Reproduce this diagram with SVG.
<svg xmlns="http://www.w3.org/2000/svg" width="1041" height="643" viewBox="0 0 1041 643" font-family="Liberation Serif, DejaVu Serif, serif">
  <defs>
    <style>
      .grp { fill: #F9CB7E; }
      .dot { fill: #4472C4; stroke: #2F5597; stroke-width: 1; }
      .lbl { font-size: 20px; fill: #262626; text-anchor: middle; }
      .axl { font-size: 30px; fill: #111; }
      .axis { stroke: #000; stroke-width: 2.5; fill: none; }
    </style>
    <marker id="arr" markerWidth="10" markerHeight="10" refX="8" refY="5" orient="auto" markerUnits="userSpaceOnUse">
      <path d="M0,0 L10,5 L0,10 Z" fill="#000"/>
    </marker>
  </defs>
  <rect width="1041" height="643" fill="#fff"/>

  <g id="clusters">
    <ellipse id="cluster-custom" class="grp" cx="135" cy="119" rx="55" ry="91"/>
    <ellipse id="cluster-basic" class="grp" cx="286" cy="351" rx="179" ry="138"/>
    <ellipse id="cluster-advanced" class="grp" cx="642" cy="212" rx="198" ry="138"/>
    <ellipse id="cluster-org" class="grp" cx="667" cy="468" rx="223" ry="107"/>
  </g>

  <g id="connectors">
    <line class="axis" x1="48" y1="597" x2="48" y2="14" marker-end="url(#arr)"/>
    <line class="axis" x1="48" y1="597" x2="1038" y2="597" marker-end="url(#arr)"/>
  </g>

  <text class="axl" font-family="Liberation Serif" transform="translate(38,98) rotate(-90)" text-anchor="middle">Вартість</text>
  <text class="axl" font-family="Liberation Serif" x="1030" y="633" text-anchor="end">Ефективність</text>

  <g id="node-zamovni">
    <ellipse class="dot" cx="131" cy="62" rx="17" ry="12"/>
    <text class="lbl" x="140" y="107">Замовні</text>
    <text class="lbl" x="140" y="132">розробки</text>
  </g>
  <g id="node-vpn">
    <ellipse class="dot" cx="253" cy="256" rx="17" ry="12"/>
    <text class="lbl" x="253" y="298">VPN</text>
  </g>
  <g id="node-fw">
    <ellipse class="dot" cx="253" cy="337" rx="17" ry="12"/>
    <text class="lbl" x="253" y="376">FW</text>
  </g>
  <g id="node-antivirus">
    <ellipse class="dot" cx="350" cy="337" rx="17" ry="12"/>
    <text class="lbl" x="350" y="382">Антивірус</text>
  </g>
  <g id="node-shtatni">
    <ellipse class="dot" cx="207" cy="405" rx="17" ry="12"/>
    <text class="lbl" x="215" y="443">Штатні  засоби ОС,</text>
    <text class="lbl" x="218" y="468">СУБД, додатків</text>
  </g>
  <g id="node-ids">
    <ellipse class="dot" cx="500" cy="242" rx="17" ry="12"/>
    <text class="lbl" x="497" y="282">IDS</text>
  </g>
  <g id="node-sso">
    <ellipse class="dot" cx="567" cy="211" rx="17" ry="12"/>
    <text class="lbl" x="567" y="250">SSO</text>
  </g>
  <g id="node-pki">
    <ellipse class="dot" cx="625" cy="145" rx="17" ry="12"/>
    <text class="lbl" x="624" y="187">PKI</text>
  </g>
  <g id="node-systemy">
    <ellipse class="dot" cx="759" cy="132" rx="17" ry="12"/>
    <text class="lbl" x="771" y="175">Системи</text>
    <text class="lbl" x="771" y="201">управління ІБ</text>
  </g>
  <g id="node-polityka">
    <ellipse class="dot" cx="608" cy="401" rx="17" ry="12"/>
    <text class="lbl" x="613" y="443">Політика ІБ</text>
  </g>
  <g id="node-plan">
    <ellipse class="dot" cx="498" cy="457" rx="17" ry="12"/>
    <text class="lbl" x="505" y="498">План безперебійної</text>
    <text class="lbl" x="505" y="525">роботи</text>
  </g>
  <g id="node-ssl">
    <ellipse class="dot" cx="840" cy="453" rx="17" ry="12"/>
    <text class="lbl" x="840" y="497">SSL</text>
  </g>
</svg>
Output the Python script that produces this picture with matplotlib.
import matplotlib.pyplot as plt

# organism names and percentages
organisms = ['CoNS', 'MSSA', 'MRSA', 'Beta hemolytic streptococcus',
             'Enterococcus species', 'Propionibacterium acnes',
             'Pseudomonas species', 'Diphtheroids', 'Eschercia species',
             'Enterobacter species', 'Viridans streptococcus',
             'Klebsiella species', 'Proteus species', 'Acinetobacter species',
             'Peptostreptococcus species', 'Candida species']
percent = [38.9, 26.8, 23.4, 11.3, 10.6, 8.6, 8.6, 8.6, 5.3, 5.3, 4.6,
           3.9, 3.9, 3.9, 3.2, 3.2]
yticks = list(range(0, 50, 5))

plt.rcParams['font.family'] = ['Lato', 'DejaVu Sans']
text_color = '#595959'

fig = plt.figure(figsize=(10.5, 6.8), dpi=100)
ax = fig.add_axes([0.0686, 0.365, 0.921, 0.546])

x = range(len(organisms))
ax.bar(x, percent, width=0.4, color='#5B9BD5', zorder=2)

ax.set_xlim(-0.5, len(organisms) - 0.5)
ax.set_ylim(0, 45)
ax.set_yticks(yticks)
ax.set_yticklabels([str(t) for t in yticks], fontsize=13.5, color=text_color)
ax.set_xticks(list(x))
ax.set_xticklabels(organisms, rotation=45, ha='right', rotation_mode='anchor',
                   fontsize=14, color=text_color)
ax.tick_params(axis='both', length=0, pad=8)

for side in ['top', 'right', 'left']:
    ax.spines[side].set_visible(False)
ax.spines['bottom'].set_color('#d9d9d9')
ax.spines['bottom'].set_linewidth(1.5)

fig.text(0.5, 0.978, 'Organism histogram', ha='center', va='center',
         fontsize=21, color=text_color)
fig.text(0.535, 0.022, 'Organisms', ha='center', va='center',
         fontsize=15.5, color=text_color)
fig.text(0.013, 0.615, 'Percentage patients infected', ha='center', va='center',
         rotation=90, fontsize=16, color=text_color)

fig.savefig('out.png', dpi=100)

- - -

STATED EXERCISE:
Copy all data exactly, start to finish.

RESULT OF THE TASK:
Reproduce this diagram with SVG.
<svg xmlns="http://www.w3.org/2000/svg" width="1041" height="643" viewBox="0 0 1041 643" font-family="Liberation Serif, DejaVu Serif, serif">
  <defs>
    <style>
      .grp { fill: #F9CB7E; }
      .dot { fill: #4472C4; stroke: #2F5597; stroke-width: 1; }
      .lbl { font-size: 20px; fill: #262626; text-anchor: middle; }
      .axl { font-size: 30px; fill: #111; }
      .axis { stroke: #000; stroke-width: 2.5; fill: none; }
    </style>
    <marker id="arr" markerWidth="10" markerHeight="10" refX="8" refY="5" orient="auto" markerUnits="userSpaceOnUse">
      <path d="M0,0 L10,5 L0,10 Z" fill="#000"/>
    </marker>
  </defs>
  <rect width="1041" height="643" fill="#fff"/>

  <g id="clusters">
    <ellipse id="cluster-custom" class="grp" cx="135" cy="119" rx="55" ry="91"/>
    <ellipse id="cluster-basic" class="grp" cx="286" cy="351" rx="179" ry="138"/>
    <ellipse id="cluster-advanced" class="grp" cx="642" cy="212" rx="198" ry="138"/>
    <ellipse id="cluster-org" class="grp" cx="667" cy="468" rx="223" ry="107"/>
  </g>

  <g id="connectors">
    <line class="axis" x1="48" y1="597" x2="48" y2="14" marker-end="url(#arr)"/>
    <line class="axis" x1="48" y1="597" x2="1038" y2="597" marker-end="url(#arr)"/>
  </g>

  <text class="axl" font-family="Liberation Serif" transform="translate(38,98) rotate(-90)" text-anchor="middle">Вартість</text>
  <text class="axl" font-family="Liberation Serif" x="1030" y="633" text-anchor="end">Ефективність</text>

  <g id="node-zamovni">
    <ellipse class="dot" cx="131" cy="62" rx="17" ry="12"/>
    <text class="lbl" x="140" y="107">Замовні</text>
    <text class="lbl" x="140" y="132">розробки</text>
  </g>
  <g id="node-vpn">
    <ellipse class="dot" cx="253" cy="256" rx="17" ry="12"/>
    <text class="lbl" x="253" y="298">VPN</text>
  </g>
  <g id="node-fw">
    <ellipse class="dot" cx="253" cy="337" rx="17" ry="12"/>
    <text class="lbl" x="253" y="376">FW</text>
  </g>
  <g id="node-antivirus">
    <ellipse class="dot" cx="350" cy="337" rx="17" ry="12"/>
    <text class="lbl" x="350" y="382">Антивірус</text>
  </g>
  <g id="node-shtatni">
    <ellipse class="dot" cx="207" cy="405" rx="17" ry="12"/>
    <text class="lbl" x="215" y="443">Штатні  засоби ОС,</text>
    <text class="lbl" x="218" y="468">СУБД, додатків</text>
  </g>
  <g id="node-ids">
    <ellipse class="dot" cx="500" cy="242" rx="17" ry="12"/>
    <text class="lbl" x="497" y="282">IDS</text>
  </g>
  <g id="node-sso">
    <ellipse class="dot" cx="567" cy="211" rx="17" ry="12"/>
    <text class="lbl" x="567" y="250">SSO</text>
  </g>
  <g id="node-pki">
    <ellipse class="dot" cx="625" cy="145" rx="17" ry="12"/>
    <text class="lbl" x="624" y="187">PKI</text>
  </g>
  <g id="node-systemy">
    <ellipse class="dot" cx="759" cy="132" rx="17" ry="12"/>
    <text class="lbl" x="771" y="175">Системи</text>
    <text class="lbl" x="771" y="201">управління ІБ</text>
  </g>
  <g id="node-polityka">
    <ellipse class="dot" cx="608" cy="401" rx="17" ry="12"/>
    <text class="lbl" x="613" y="443">Політика ІБ</text>
  </g>
  <g id="node-plan">
    <ellipse class="dot" cx="498" cy="457" rx="17" ry="12"/>
    <text class="lbl" x="505" y="498">План безперебійної</text>
    <text class="lbl" x="505" y="525">роботи</text>
  </g>
  <g id="node-ssl">
    <ellipse class="dot" cx="840" cy="453" rx="17" ry="12"/>
    <text class="lbl" x="840" y="497">SSL</text>
  </g>
</svg>
Output the Python script that produces this picture with matplotlib.
import matplotlib.pyplot as plt

# organism names and percentages
organisms = ['CoNS', 'MSSA', 'MRSA', 'Beta hemolytic streptococcus',
             'Enterococcus species', 'Propionibacterium acnes',
             'Pseudomonas species', 'Diphtheroids', 'Eschercia species',
             'Enterobacter species', 'Viridans streptococcus',
             'Klebsiella species', 'Proteus species', 'Acinetobacter species',
             'Peptostreptococcus species', 'Candida species']
percent = [38.9, 26.8, 23.4, 11.3, 10.6, 8.6, 8.6, 8.6, 5.3, 5.3, 4.6,
           3.9, 3.9, 3.9, 3.2, 3.2]
yticks = list(range(0, 50, 5))

plt.rcParams['font.family'] = ['Lato', 'DejaVu Sans']
text_color = '#595959'

fig = plt.figure(figsize=(10.5, 6.8), dpi=100)
ax = fig.add_axes([0.0686, 0.365, 0.921, 0.546])

x = range(len(organisms))
ax.bar(x, percent, width=0.4, color='#5B9BD5', zorder=2)

ax.set_xlim(-0.5, len(organisms) - 0.5)
ax.set_ylim(0, 45)
ax.set_yticks(yticks)
ax.set_yticklabels([str(t) for t in yticks], fontsize=13.5, color=text_color)
ax.set_xticks(list(x))
ax.set_xticklabels(organisms, rotation=45, ha='right', rotation_mode='anchor',
                   fontsize=14, color=text_color)
ax.tick_params(axis='both', length=0, pad=8)

for side in ['top', 'right', 'left']:
    ax.spines[side].set_visible(False)
ax.spines['bottom'].set_color('#d9d9d9')
ax.spines['bottom'].set_linewidth(1.5)

fig.text(0.5, 0.978, 'Organism histogram', ha='center', va='center',
         fontsize=21, color=text_color)
fig.text(0.535, 0.022, 'Organisms', ha='center', va='center',
         fontsize=15.5, color=text_color)
fig.text(0.013, 0.615, 'Percentage patients infected', ha='center', va='center',
         rotation=90, fontsize=16, color=text_color)

fig.savefig('out.png', dpi=100)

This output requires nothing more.